### Exercise instructions:
From the first line of the data below, repeat each line exactly until you reach the line with "7.9, 7.23, 7.5];"; include that line too.
● ● ● ●
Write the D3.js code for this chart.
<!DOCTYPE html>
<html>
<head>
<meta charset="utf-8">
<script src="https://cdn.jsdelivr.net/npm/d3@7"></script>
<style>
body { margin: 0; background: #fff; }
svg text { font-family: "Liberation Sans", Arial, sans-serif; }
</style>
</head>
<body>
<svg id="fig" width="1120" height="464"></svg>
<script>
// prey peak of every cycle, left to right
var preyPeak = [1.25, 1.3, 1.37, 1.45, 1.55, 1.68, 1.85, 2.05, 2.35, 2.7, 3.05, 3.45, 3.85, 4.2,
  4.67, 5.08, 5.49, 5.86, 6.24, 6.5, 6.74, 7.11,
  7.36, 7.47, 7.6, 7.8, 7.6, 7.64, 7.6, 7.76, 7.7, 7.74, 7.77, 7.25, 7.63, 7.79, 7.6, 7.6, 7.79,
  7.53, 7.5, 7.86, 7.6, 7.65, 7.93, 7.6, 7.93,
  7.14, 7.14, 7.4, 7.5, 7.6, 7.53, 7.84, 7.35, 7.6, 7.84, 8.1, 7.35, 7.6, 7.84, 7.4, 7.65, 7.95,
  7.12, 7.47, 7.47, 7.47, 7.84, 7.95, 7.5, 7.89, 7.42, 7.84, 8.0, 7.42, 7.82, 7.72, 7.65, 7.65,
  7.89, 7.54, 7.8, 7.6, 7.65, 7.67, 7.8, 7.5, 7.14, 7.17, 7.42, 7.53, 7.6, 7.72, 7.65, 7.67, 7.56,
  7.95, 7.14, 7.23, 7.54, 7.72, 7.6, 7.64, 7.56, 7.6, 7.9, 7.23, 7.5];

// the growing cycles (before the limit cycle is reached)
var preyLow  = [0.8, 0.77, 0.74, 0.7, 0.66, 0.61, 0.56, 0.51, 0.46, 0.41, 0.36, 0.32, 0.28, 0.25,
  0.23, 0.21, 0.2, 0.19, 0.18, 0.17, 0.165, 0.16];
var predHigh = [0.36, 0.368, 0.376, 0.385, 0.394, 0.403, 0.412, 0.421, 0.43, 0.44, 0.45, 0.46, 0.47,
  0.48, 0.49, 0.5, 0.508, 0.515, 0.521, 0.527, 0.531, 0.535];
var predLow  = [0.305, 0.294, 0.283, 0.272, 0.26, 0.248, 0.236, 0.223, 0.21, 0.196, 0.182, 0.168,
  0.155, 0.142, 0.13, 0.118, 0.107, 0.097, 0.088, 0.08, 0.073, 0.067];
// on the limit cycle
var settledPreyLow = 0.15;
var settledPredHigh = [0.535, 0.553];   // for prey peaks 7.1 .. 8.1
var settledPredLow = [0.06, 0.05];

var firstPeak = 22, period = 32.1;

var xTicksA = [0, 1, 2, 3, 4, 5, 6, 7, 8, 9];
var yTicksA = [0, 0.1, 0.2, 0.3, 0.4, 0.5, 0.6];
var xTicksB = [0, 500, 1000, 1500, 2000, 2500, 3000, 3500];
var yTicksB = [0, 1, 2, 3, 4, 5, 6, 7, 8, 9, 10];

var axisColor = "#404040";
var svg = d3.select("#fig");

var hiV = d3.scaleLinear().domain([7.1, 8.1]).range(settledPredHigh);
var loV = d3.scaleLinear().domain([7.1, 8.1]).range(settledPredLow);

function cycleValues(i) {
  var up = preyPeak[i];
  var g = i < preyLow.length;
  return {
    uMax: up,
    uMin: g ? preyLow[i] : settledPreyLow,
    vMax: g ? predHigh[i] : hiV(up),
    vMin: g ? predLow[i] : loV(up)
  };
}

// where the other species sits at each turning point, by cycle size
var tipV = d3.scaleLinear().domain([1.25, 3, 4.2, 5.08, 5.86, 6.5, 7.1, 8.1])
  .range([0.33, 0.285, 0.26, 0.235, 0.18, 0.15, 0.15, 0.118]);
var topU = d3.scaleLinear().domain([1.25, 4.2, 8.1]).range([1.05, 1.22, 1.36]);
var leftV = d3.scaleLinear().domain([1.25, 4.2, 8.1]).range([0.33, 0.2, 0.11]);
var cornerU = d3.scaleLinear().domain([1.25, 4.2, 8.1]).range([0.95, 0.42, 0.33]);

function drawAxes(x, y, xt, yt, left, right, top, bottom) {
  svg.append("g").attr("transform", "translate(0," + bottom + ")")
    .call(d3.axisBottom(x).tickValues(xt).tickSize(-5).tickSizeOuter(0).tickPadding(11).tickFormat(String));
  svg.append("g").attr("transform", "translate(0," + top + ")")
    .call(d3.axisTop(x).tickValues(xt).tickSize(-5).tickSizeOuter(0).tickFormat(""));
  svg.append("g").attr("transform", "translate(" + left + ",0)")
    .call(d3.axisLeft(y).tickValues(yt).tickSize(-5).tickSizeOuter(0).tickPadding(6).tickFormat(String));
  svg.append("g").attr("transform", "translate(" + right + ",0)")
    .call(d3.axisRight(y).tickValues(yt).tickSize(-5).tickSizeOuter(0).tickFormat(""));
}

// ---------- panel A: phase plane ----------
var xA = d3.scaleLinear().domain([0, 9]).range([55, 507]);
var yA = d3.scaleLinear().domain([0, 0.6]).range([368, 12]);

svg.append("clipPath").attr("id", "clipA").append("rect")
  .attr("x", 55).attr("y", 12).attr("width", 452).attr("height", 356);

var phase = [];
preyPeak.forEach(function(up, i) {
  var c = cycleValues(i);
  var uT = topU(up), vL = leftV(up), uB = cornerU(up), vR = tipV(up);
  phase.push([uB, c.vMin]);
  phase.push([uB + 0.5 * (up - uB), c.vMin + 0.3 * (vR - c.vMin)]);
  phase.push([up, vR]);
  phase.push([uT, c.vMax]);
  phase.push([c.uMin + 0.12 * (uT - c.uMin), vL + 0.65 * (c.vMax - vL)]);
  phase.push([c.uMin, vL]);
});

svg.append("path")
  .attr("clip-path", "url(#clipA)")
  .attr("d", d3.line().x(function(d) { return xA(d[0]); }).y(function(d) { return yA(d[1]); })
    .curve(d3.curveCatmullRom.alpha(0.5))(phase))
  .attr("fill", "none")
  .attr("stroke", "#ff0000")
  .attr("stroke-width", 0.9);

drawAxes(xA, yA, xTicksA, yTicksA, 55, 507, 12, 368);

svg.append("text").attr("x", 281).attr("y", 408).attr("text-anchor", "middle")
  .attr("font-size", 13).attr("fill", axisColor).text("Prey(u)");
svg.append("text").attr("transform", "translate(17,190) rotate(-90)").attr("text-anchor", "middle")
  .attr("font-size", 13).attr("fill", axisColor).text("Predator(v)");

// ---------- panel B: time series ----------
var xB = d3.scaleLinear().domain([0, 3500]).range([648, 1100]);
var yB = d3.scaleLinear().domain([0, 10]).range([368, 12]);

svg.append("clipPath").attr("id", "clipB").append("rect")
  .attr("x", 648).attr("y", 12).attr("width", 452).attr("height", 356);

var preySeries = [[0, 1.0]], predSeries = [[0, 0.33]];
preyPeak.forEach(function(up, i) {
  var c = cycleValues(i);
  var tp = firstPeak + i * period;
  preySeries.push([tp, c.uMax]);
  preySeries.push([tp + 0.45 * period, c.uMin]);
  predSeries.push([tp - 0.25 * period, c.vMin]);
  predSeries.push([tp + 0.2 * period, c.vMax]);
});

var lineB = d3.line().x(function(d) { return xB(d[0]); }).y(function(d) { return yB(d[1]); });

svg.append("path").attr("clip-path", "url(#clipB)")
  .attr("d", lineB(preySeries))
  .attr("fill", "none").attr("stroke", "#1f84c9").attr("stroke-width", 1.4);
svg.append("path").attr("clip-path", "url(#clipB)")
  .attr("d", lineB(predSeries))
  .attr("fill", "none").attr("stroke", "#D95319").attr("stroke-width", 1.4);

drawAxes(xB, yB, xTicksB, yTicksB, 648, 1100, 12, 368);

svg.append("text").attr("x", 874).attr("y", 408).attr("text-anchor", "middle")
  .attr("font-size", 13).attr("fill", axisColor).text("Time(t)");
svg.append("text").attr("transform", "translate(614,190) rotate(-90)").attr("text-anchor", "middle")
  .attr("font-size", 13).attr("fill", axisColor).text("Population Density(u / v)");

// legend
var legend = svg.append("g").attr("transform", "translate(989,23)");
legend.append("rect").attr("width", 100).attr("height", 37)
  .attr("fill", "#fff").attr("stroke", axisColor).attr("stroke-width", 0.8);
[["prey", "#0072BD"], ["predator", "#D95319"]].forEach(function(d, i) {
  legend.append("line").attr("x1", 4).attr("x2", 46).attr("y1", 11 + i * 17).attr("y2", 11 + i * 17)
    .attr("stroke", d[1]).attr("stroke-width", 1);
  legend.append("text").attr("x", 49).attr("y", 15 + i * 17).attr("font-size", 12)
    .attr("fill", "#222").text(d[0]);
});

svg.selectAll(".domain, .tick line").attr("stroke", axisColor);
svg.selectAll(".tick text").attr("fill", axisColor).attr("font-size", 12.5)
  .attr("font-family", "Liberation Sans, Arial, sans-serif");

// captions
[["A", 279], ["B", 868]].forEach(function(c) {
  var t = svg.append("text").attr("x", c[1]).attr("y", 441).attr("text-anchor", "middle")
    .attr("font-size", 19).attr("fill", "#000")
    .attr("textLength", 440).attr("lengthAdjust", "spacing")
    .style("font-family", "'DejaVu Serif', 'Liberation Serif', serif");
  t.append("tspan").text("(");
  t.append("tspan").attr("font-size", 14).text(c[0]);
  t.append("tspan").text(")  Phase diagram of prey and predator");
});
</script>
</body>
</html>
● ● ● ●
### Right answer:
Write the D3.js code for this chart.
<!DOCTYPE html>
<html>
<head>
<meta charset="utf-8">
<script src="https://cdn.jsdelivr.net/npm/d3@7"></script>
<style>
body { margin: 0; background: #fff; }
svg text { font-family: "Liberation Sans", Arial, sans-serif; }
</style>
</head>
<body>
<svg id="fig" width="1120" height="464"></svg>
<script>
// prey peak of every cycle, left to right
var preyPeak = [1.25, 1.3, 1.37, 1.45, 1.55, 1.68, 1.85, 2.05, 2.35, 2.7, 3.05, 3.45, 3.85, 4.2,
  4.67, 5.08, 5.49, 5.86, 6.24, 6.5, 6.74, 7.11,
  7.36, 7.47, 7.6, 7.8, 7.6, 7.64, 7.6, 7.76, 7.7, 7.74, 7.77, 7.25, 7.63, 7.79, 7.6, 7.6, 7.79,
  7.53, 7.5, 7.86, 7.6, 7.65, 7.93, 7.6, 7.93,
  7.14, 7.14, 7.4, 7.5, 7.6, 7.53, 7.84, 7.35, 7.6, 7.84, 8.1, 7.35, 7.6, 7.84, 7.4, 7.65, 7.95,
  7.12, 7.47, 7.47, 7.47, 7.84, 7.95, 7.5, 7.89, 7.42, 7.84, 8.0, 7.42, 7.82, 7.72, 7.65, 7.65,
  7.89, 7.54, 7.8, 7.6, 7.65, 7.67, 7.8, 7.5, 7.14, 7.17, 7.42, 7.53, 7.6, 7.72, 7.65, 7.67, 7.56,
  7.95, 7.14, 7.23, 7.54, 7.72, 7.6, 7.64, 7.56, 7.6, 7.9, 7.23, 7.5];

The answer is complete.